Frequently Asked Questions

What is a JSON editor and why would I use one instead of a plain text editor?

A JSON editor is a specialized tool that parses your JSON text and displays it as an interactive visual tree, rather than raw characters on a screen. This makes it far easier to navigate complex, nested structures, understand the shape of your data at a glance, and make changes without accidentally breaking the syntax. Plain text editors require you to manually manage quotes, commas, braces, and brackets, which becomes tedious and error-prone in large documents. A visual JSON editor handles all of that for you automatically, so you can focus on the data itself rather than the formatting rules.

Will editing my JSON here keep my data private?

This tool processes your JSON entirely within your browser on your own device — your data is not uploaded to any server or stored anywhere. This client-side processing model means your JSON content stays local throughout the editing session. That said, as a general best practice, you should still avoid pasting JSON that contains passwords, API keys, or sensitive personal information into any web-based tool when it is not absolutely necessary. If you must edit sensitive JSON, consider using a local desktop JSON editor like VS Code with a JSON extension.

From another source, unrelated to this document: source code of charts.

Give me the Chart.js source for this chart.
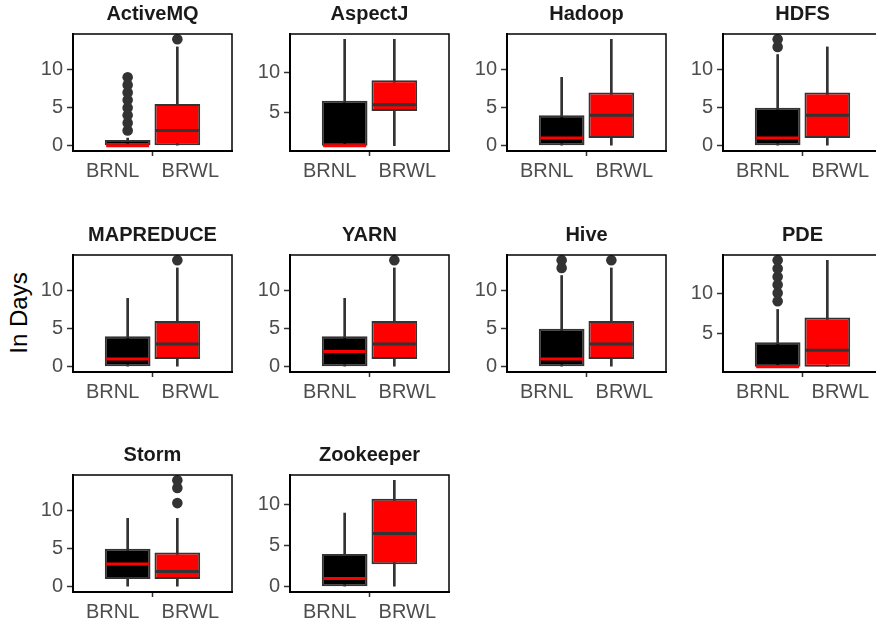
<!DOCTYPE html>
<html>
<head>
<meta charset="utf-8">
<script src="https://cdn.jsdelivr.net/npm/chart.js@4.4.1/dist/chart.umd.min.js"></script>
<style>
  body { margin: 0; width: 876px; height: 626px; overflow: hidden; background: #fff; position: relative; font-family: "Liberation Sans", Arial, sans-serif; }
  canvas { position: absolute; }
  #ylab { position: absolute; left: 19px; top: 313px; transform: translate(-50%, -50%) rotate(-90deg); font-size: 24px; white-space: nowrap; color: #000; }
</style>
</head>
<body>
<div id="ylab">In Days</div>
<script>
const PROJECTS = ['ActiveMQ', 'AspectJ', 'Hadoop', 'HDFS', 'MAPREDUCE', 'YARN', 'Hive', 'PDE', 'Storm', 'Zookeeper'];
const GROUPS = ['BRNL', 'BRWL'];
const Y_TICKS = [0, 5, 10];

// BRNL box stats per project
const brnlLow = [0, 1, 0, 0, 0, 0, 0, 1, 0, 0];
const brnlQ1 = [0, 1, 0, 0, 0, 0, 0, 1, 1, 0];
const brnlMed = [0, 1, 1, 1, 1, 2, 1, 1, 3, 1];
const brnlQ3 = [0.75, 6.5, 4, 5, 4, 4, 5, 4, 5, 4];
const brnlHigh = [1, 14, 9, 12, 9, 9, 12, 8, 9, 9];
const brnlOut = [[2, 3, 4, 5, 6, 7, 8, 9], [], [], [13, 14], [], [], [13, 14], [9, 10, 11, 12, 13, 14], [], []];

// BRWL box stats per project
const brwlLow = [0, 1, 0, 0, 0, 0, 0, 1, 0, 0];
const brwlQ1 = [0, 5.25, 1, 1, 1, 1, 1, 1, 1, 2.75];
const brwlMed = [2, 6, 4, 4, 3, 3, 3, 3, 2, 6.5];
const brwlQ3 = [5.5, 9, 7, 7, 6, 6, 6, 7, 4.5, 10.75];
const brwlHigh = [13, 14, 14, 13, 13, 13, 13, 14, 9, 13];
const brwlOut = [[14], [], [], [], [14], [14], [14], [], [11, 13, 14], []];

// layout
const PLOT_W = 159, PLOT_H = 117;
const AXIS_W = 50, TITLE_H = 34, RIGHT_PAD = 8;
const CANVAS_W = AXIS_W + PLOT_W + RIGHT_PAD, CANVAS_H = 196;
const DODGE = 0.1875;
const FONT_FAMILY = '"Liberation Sans", Arial, sans-serif';
const TICK_FONT = { family: FONT_FAMILY, size: 20 };
const TEXT_GREY = '#4D4D4D';
const LINE_GREY = '#333333';

const panelBorder = {
  id: 'panelBorder',
  afterDatasetsDraw(chart) {
    const { ctx, chartArea: a } = chart;
    ctx.save();
    ctx.strokeStyle = '#000';
    ctx.lineWidth = 1.5;
    ctx.strokeRect(a.left, a.top, a.right - a.left, a.bottom - a.top);
    ctx.restore();
  }
};

function yRange(i) {
  const vals = [brnlLow[i], brnlHigh[i], brwlLow[i], brwlHigh[i], ...brnlOut[i], ...brwlOut[i]];
  const lo = Math.min(...vals), hi = Math.max(...vals);
  const pad = (hi - lo) * 0.05;
  return [lo - pad, hi + pad];
}

function createPanel(i) {
  const col = i % 4, row = Math.floor(i / 4);
  const plotLeft = Math.round(72.7 + col * 216.9);
  const plotTop = Math.round(34 + row * 220.5);
  const canvas = document.createElement('canvas');
  canvas.width = CANVAS_W;
  canvas.height = CANVAS_H;
  canvas.style.left = (plotLeft - AXIS_W) + 'px';
  canvas.style.top = (plotTop - TITLE_H) + 'px';
  document.body.appendChild(canvas);

  const xN = 1 - DODGE, xW = 1 + DODGE;
  const [yMin, yMax] = yRange(i);

  const datasets = [
    {
      type: 'bar', label: 'whisker', grouped: false, order: 4,
      data: [{ x: xN, y: [brnlLow[i], brnlHigh[i]] }, { x: xW, y: [brwlLow[i], brwlHigh[i]] }],
      backgroundColor: LINE_GREY, borderWidth: 0, barThickness: 2
    },
    {
      type: 'bar', label: 'box', grouped: false, order: 3,
      data: [{ x: xN, y: [brnlQ1[i], brnlQ3[i]] }, { x: xW, y: [brwlQ1[i], brwlQ3[i]] }],
      backgroundColor: ['#000000', '#FF0000'], borderColor: LINE_GREY, borderWidth: 2,
      borderSkipped: false, categoryPercentage: 1, barPercentage: 0.92
    },
    {
      type: 'scatter', label: 'median', order: 2,
      data: [{ x: xN, y: brnlMed[i] }, { x: xW, y: brwlMed[i] }],
      pointStyle: 'line', pointRadius: 21.5, pointBorderWidth: 3,
      pointBorderColor: ['#FF0000', LINE_GREY], pointBackgroundColor: 'transparent'
    },
    {
      type: 'scatter', label: 'outlier', order: 1,
      data: brnlOut[i].map(v => ({ x: xN, y: v })).concat(brwlOut[i].map(v => ({ x: xW, y: v }))),
      pointRadius: 5.3, pointBackgroundColor: LINE_GREY, pointBorderWidth: 0
    }
  ];

  return new Chart(canvas, {
    type: 'bar',
    data: { datasets: datasets },
    options: {
      responsive: false,
      animation: false,
      layout: { autoPadding: false, padding: { left: 0, right: RIGHT_PAD, top: 0, bottom: 0 } },
      plugins: {
        legend: { display: false },
        tooltip: { enabled: false },
        title: {
          display: true, text: PROJECTS[i], fullSize: false, color: '#1A1A1A',
          font: { family: FONT_FAMILY, size: 20, weight: 'bold' },
          padding: { top: 2, bottom: 8 }
        }
      },
      scales: {
        x: {
          type: 'linear', min: 0.4, max: 1.6, offset: false,
          afterBuildTicks: s => { s.ticks = [{ value: 1 }]; },
          afterFit: s => { s.height = CANVAS_H - TITLE_H - PLOT_H; s.paddingLeft = 0; s.paddingRight = 0; },
          ticks: { callback: () => GROUPS.join('    '), font: TICK_FONT, color: TEXT_GREY, padding: 3, maxRotation: 0, autoSkip: false },
          grid: { display: true, offset: false, drawOnChartArea: false, drawTicks: true, tickLength: 5, tickColor: LINE_GREY, tickWidth: 1.5 },
          border: { display: true, color: '#000', width: 2 }
        },
        y: {
          min: yMin, max: yMax,
          afterBuildTicks: s => { s.ticks = Y_TICKS.filter(v => v >= yMin && v <= yMax).map(v => ({ value: v })); },
          afterFit: s => { s.width = AXIS_W; s.paddingTop = 0; s.paddingBottom = 0; },
          ticks: { font: TICK_FONT, color: TEXT_GREY, padding: 4 },
          grid: { display: true, drawOnChartArea: false, drawTicks: true, tickLength: 6, tickColor: LINE_GREY, tickWidth: 1.5 },
          border: { display: true, color: '#000', width: 2 }
        }
      }
    },
    plugins: [panelBorder]
  });
}

PROJECTS.forEach((p, i) => createPanel(i));
</script>
</body>
</html>
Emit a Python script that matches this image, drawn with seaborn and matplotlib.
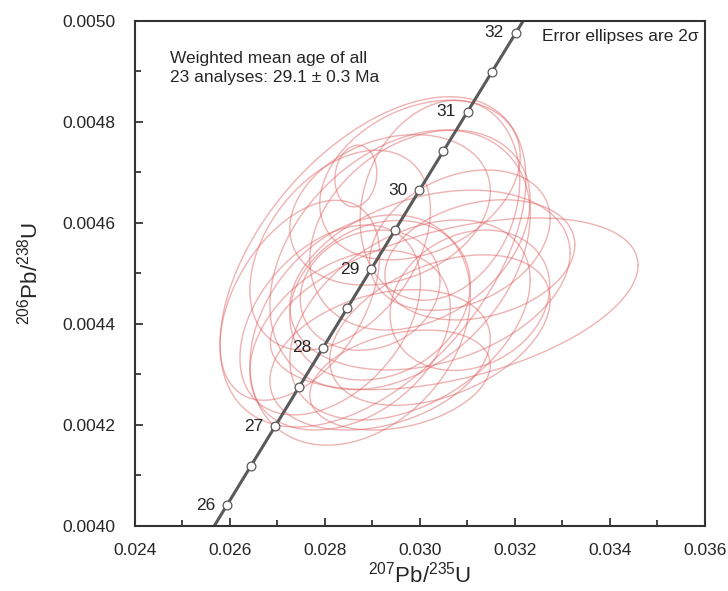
import numpy as np
import pandas as pd
import matplotlib
matplotlib.use("Agg")
import matplotlib.pyplot as plt
import seaborn as sns

# analyses: centre (207Pb/235U, 206Pb/238U), 2-sigma half widths, error correlation
pb207_u235 = [0.03072, 0.02901, 0.02865, 0.02747, 0.02874, 0.03000, 0.02958, 0.03021,
              0.02916, 0.03042, 0.02979, 0.02853, 0.03084, 0.02937, 0.02811, 0.03126,
              0.02916, 0.03000, 0.02895, 0.03042, 0.02832, 0.02958, 0.03105]
pb206_u238 = [0.004440, 0.004523, 0.004693, 0.004447, 0.004388, 0.004586, 0.004527, 0.004487,
              0.004447, 0.004645, 0.004408, 0.004368, 0.004566, 0.004626, 0.004408, 0.004527,
              0.004329, 0.004685, 0.004467, 0.004388, 0.004546, 0.004289, 0.004447]
err_x = [0.00387, 0.00322, 0.00044, 0.00168, 0.00232, 0.00232, 0.00274, 0.00295,
         0.00190, 0.00168, 0.00253, 0.00211, 0.00190, 0.00211, 0.00190, 0.00200,
         0.00232, 0.00211, 0.00147, 0.00232, 0.00190, 0.00190, 0.00168]
err_y = [0.000170, 0.000327, 0.000061, 0.000198, 0.000228, 0.000198, 0.000257, 0.000178,
         0.000158, 0.000198, 0.000198, 0.000178, 0.000139, 0.000149, 0.000188, 0.000119,
         0.000139, 0.000158, 0.000119, 0.000149, 0.000198, 0.000099, 0.000139]
rho = [0.45, 0.5, 0.1, 0.45, 0.3, 0.3, 0.35, 0.3, 0.2, 0.2, 0.4, 0.35,
       0.3, 0.25, 0.4, 0.25, 0.3, 0.3, 0.15, 0.4, 0.4, 0.3, 0.2]

# concordia age marks (Ma)
marker_ages = [26, 26.5, 27, 27.5, 28, 28.5, 29, 29.5, 30, 30.5, 31, 31.5, 32]
label_ages = [26, 27, 28, 29, 30, 31, 32]
lam238 = 1.55125e-10
lam235 = 9.8485e-10


def concordia(age_ma):
    t = np.asarray(age_ma, dtype=float) * 1e6
    return np.exp(lam235 * t) - 1, np.exp(lam238 * t) - 1


# ellipse outlines
theta = np.linspace(0, 2 * np.pi, 240)
rows = []
for i in range(len(pb207_u235)):
    sx, sy, r = err_x[i], err_y[i], rho[i]
    cov = np.array([[sx * sx, r * sx * sy], [r * sx * sy, sy * sy]])
    L = np.linalg.cholesky(cov)
    pts = L @ np.vstack([np.cos(theta), np.sin(theta)])
    for k in range(len(theta)):
        rows.append((i, k, pb207_u235[i] + pts[0, k], pb206_u238[i] + pts[1, k]))
ell = pd.DataFrame(rows, columns=["id", "k", "x", "y"])

curve_age = np.linspace(25.5, 32.6, 300)
cx, cy = concordia(curve_age)
curve = pd.DataFrame({"x": cx, "y": cy})
mx, my = concordia(marker_ages)
marks = pd.DataFrame({"x": mx, "y": my})

sns.set_style("ticks")
plt.rcParams["font.family"] = ["Liberation Sans", "DejaVu Sans"]
plt.rcParams["mathtext.default"] = "regular"

fig = plt.figure(figsize=(7.28, 5.91), dpi=100)
ax = fig.add_axes([0.1854, 0.110, 0.7830, 0.8545])

sns.lineplot(data=ell, x="x", y="y", units="id", estimator=None, sort=False,
             color="#e06666", alpha=0.5, linewidth=1.0, ax=ax)
sns.lineplot(data=curve, x="x", y="y", sort=False, color="#5a5a5a",
             linewidth=2.2, ax=ax)
sns.scatterplot(data=marks, x="x", y="y", s=40, color="white",
                edgecolor="#5a5a5a", linewidth=0.9, zorder=5, ax=ax)

lx, ly = concordia(label_ages)
for a, x, y in zip(label_ages, lx, ly):
    ax.text(x - 0.00025, y, str(a), ha="right", va="center", fontsize=12.5)

ax.set_xlim(0.024, 0.036)
ax.set_ylim(0.0040, 0.0050)
ax.set_xticks(np.arange(0.024, 0.0361, 0.002))
ax.set_xticks(np.arange(0.025, 0.036, 0.002), minor=True)
ax.set_yticks(np.arange(0.0040, 0.00501, 0.0002))
ax.set_yticks(np.arange(0.0041, 0.0050, 0.0002), minor=True)
ax.xaxis.set_major_formatter(matplotlib.ticker.FormatStrFormatter("%.3f"))
ax.yaxis.set_major_formatter(matplotlib.ticker.FormatStrFormatter("%.4f"))
ax.tick_params(which="both", direction="in", width=1.2, labelsize=12.5)
ax.tick_params(axis="x", pad=12)
ax.tick_params(axis="y", pad=14)
ax.tick_params(which="major", length=6)
ax.tick_params(which="minor", length=4)
for s in ax.spines.values():
    s.set_visible(True)
    s.set_linewidth(1.5)
    s.set_color("#333333")

ax.set_xlabel("$^{207}$Pb/$^{235}$U", fontsize=16, labelpad=3)
ax.set_ylabel("$^{206}$Pb/$^{238}$U", fontsize=16, labelpad=14)

ax.text(0.062, 0.94, "Weighted mean age of all\n23 analyses: 29.1 \u00b1 0.3 Ma",
        transform=ax.transAxes, ha="left", va="top", fontsize=12.5, linespacing=1.3)
ax.text(0.988, 0.985, "Error ellipses are 2\u03c3", transform=ax.transAxes,
        ha="right", va="top", fontsize=12.5)

fig.savefig("out.png", dpi=100)
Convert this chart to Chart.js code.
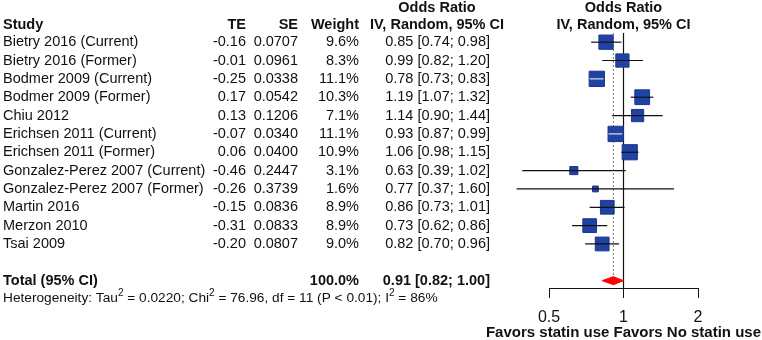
<!DOCTYPE html>
<html>
<head>
<meta charset="utf-8">
<script src="https://cdn.jsdelivr.net/npm/chart.js@4/dist/chart.umd.min.js"></script>
<style>
  html, body { margin: 0; padding: 0; background: #fff; }
  canvas { display: block; }
</style>
</head>
<body>
<canvas id="forest" width="762" height="340"></canvas>
<script>
// data
const studies = [
  'Bietry 2016 (Current)', 'Bietry 2016 (Former)', 'Bodmer 2009 (Current)', 'Bodmer 2009 (Former)',
  'Chiu 2012', 'Erichsen 2011 (Current)', 'Erichsen 2011 (Former)', 'Gonzalez-Perez 2007 (Current)',
  'Gonzalez-Perez 2007 (Former)', 'Martin 2016', 'Merzon 2010', 'Tsai 2009'
];
const teValues = [-0.16, -0.01, -0.25, 0.17, 0.13, -0.07, 0.06, -0.46, -0.26, -0.15, -0.31, -0.20];
const seValues = [0.0707, 0.0961, 0.0338, 0.0542, 0.1206, 0.0340, 0.0400, 0.2447, 0.3739, 0.0836, 0.0833, 0.0807];
const weights = [9.6, 8.3, 11.1, 10.3, 7.1, 11.1, 10.9, 3.1, 1.6, 8.9, 8.9, 9.0];
const oddsRatio = [0.85, 0.99, 0.78, 1.19, 1.14, 0.93, 1.06, 0.63, 0.77, 0.86, 0.73, 0.82];
const ciLower = [0.74, 0.82, 0.73, 1.07, 0.90, 0.87, 0.98, 0.39, 0.37, 0.73, 0.62, 0.70];
const ciUpper = [0.98, 1.20, 0.83, 1.32, 1.44, 0.99, 1.15, 1.02, 1.60, 1.01, 0.86, 0.96];
const total = [0.91, 0.82, 1.00]; // OR, lower, upper
const totalWeight = 100.0;
const xTicks = [0.5, 1, 2];
const heterogeneity = ['0.0220', '76.96', '11', '< 0.01', '86%']; // tau2, chi2, df, p, I2
const axisTitle = 'Favors statin use Favors No statin use';

const FONT = "'Liberation Sans', Arial, sans-serif";
const INK = '#111';
const TOTAL_ROW = studies.length + 1;

const sideOf = i => 4.6 * Math.sqrt(weights[i]);

// CI segments, split by null so each study is its own line
const ciPoints = [];
studies.forEach((s, i) => {
  ciPoints.push({x: ciLower[i], y: i}, {x: ciUpper[i], y: i}, {x: null, y: null});
});

const tablePlugin = {
  id: 'table',
  afterDraw(chart) {
    const c = chart.ctx;
    const y = chart.scales.y;
    const x = chart.scales.x;
    c.save();
    c.fillStyle = INK;
    c.textBaseline = 'middle';

    // headers
    const hy = y.getPixelForValue(-1) + 1;
    c.font = 'bold 14.5px ' + FONT;
    c.textAlign = 'left';
    c.fillText('Study', 3, hy);
    c.textAlign = 'right';
    c.fillText('TE', 246, hy);
    c.fillText('SE', 298, hy);
    c.fillText('Weight', 359, hy);
    c.textAlign = 'center';
    c.fillText('Odds Ratio', 437, 8);
    c.fillText('IV, Random, 95% CI', 437, hy);
    const refX = x.getPixelForValue(1);
    c.fillText('Odds Ratio', refX, 8);
    c.fillText('IV, Random, 95% CI', refX, hy);

    // study rows
    c.font = '14.5px ' + FONT;
    studies.forEach((s, i) => {
      const ry = y.getPixelForValue(i);
      c.textAlign = 'left';
      c.fillText(s, 3, ry);
      c.textAlign = 'right';
      c.fillText(teValues[i].toFixed(2), 246, ry);
      c.fillText(seValues[i].toFixed(4), 298, ry);
      c.fillText(weights[i].toFixed(1) + '%', 359, ry);
      c.fillText(oddsRatio[i].toFixed(2) + ' [' + ciLower[i].toFixed(2) + '; ' + ciUpper[i].toFixed(2) + ']', 490, ry);
    });

    // total row
    const ty = y.getPixelForValue(TOTAL_ROW);
    c.font = 'bold 14.5px ' + FONT;
    c.textAlign = 'left';
    c.fillText('Total (95% CI)', 3, ty);
    c.textAlign = 'right';
    c.fillText(totalWeight.toFixed(1) + '%', 359, ty);
    c.fillText(total[0].toFixed(2) + ' [' + total[1].toFixed(2) + '; ' + total[2].toFixed(2) + ']', 490, ty);

    // heterogeneity line with superscripts
    const hgy = y.getPixelForValue(TOTAL_ROW + 1) - 1;
    const parts = [
      ['Heterogeneity: Tau', 0], ['2', 1], [' = ' + heterogeneity[0] + '; Chi', 0], ['2', 1],
      [' = ' + heterogeneity[1] + ', df = ' + heterogeneity[2] + ' (P ' + heterogeneity[3] + '); I', 0], ['2', 1],
      [' = ' + heterogeneity[4], 0]
    ];
    c.textAlign = 'left';
    let px = 3;
    parts.forEach(([t, sup]) => {
      c.font = (sup ? '10px ' : '13.7px ') + FONT;
      c.fillText(t, px, sup ? hgy - 5 : hgy);
      px += c.measureText(t).width;
    });

    // axis title, centred under the axis
    c.font = 'bold 15px ' + FONT;
    c.textAlign = 'center';
    c.fillText(axisTitle, (x.left + x.right) / 2, 333);
    c.restore();
  }
};

new Chart(document.getElementById('forest'), {
  type: 'scatter',
  data: {
    datasets: [
      {
        // confidence intervals
        data: ciPoints,
        showLine: true,
        spanGaps: false,
        pointRadius: 0,
        borderWidth: 1.2,
        borderColor: INK,
        segment: {
          borderColor: ctx => {
            const i = Math.floor(ctx.p0DataIndex / 3);
            return (ctx.p1.x - ctx.p0.x) < sideOf(i) ? '#e0e0e0' : INK;
          }
        },
        clip: false
      },
      {
        // study weights as squares
        data: studies.map((s, i) => ({x: oddsRatio[i], y: i})),
        pointStyle: 'rect',
        pointRadius: ctx => sideOf(ctx.dataIndex) / Math.SQRT2,
        backgroundColor: '#2142a3',
        borderColor: '#1b3790',
        borderWidth: 1,
        clip: false
      },
      {
        // pooled estimate diamond
        data: [
          {x: total[1], y: TOTAL_ROW}, {x: total[0], y: TOTAL_ROW - 0.22},
          {x: total[2], y: TOTAL_ROW}, {x: total[0], y: TOTAL_ROW + 0.22},
          {x: total[1], y: TOTAL_ROW}
        ],
        showLine: true,
        fill: 'shape',
        pointRadius: 0,
        borderWidth: 1,
        borderColor: '#ff0000',
        backgroundColor: '#ff0000',
        clip: false
      },
      {
        // line of no effect
        data: [{x: 1, y: -0.5}, {x: 1, y: 13.4}],
        showLine: true,
        pointRadius: 0,
        borderWidth: 1.2,
        borderColor: INK,
        clip: false
      },
      {
        // pooled estimate line
        data: [{x: total[0], y: -0.5}, {x: total[0], y: TOTAL_ROW - 0.3}],
        showLine: true,
        pointRadius: 0,
        borderWidth: 1,
        borderDash: [2, 2],
        borderColor: '#777',
        clip: false
      }
    ]
  },
  options: {
    responsive: false,
    devicePixelRatio: 1,
    animation: false,
    layout: {padding: {left: 549, right: 64, top: 33, bottom: 6}},
    plugins: {legend: {display: false}, tooltip: {enabled: false}},
    scales: {
      x: {
        type: 'logarithmic',
        min: 0.5,
        max: 2,
        afterBuildTicks: s => { s.ticks = xTicks.map(v => ({value: v})); },
        afterFit: s => { s.height = 46; },
        ticks: {
          callback: v => String(v),
          font: {size: 16, family: FONT},
          color: INK,
          padding: 10,
          autoSkip: false,
          maxRotation: 0
        },
        grid: {drawOnChartArea: false, drawTicks: true, tickLength: 10, color: INK, lineWidth: 1},
        border: {display: true, color: INK, width: 1},
        title: {display: false}
      },
      y: {
        type: 'linear',
        min: -0.5,
        max: 13.4,
        reverse: true,
        display: false
      }
    }
  },
  plugins: [tablePlugin]
});
</script>
</body>
</html>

Can I use this tool to edit very large JSON files?

The editor handles most real-world JSON files comfortably, including complex API responses and multi-level configuration files. For extremely large files (several megabytes or more with thousands of nodes), browser-based tree view editors can become slower to render because every node requires a UI element. In those cases, it may be more practical to extract the specific subsection of the JSON you need to edit, modify it here, and reinsert it into the larger document. For regularly working with very large JSON files, a dedicated desktop tool or a command-line utility like jq may be more efficient.

What happens if I paste invalid JSON into the editor?

If your input is not valid JSON, the editor will detect the parsing error and display a clear error message rather than attempting to render a broken tree. Common causes of invalid JSON include trailing commas after the last item in an object or array, single-quoted strings instead of double-quoted strings, unquoted keys, and missing closing brackets or braces. The error message will typically indicate the line and character position of the problem, helping you locate and fix it. Once the JSON is valid, the tree view will render automatically.

How is a JSON editor different from a JSON formatter or beautifier?

A JSON formatter or beautifier takes raw JSON text and re-outputs it with consistent indentation and spacing to make it more readable — it does not let you change the data, only how it looks. A JSON editor, by contrast, is an interactive tool that lets you actually modify the content: change values, add new fields, delete existing keys, and restructure the data. Many JSON editors include formatting as one of their features, but the core value they provide is the ability to make structural and content changes through a visual interface, not just reformat the existing text.

Can I add new fields and nested objects, or just edit existing values?

Yes, a full-featured JSON editor lets you perform all types of structural modifications, not just value editing. You can add new key-value pairs to any existing object, append new items to arrays, and create entirely new nested objects or arrays at any level of the hierarchy. You can also delete any key, value, or entire subtree. This makes it suitable for tasks like building a new JSON document from scratch, restructuring data to match a different schema, or merging fields from one JSON document into another.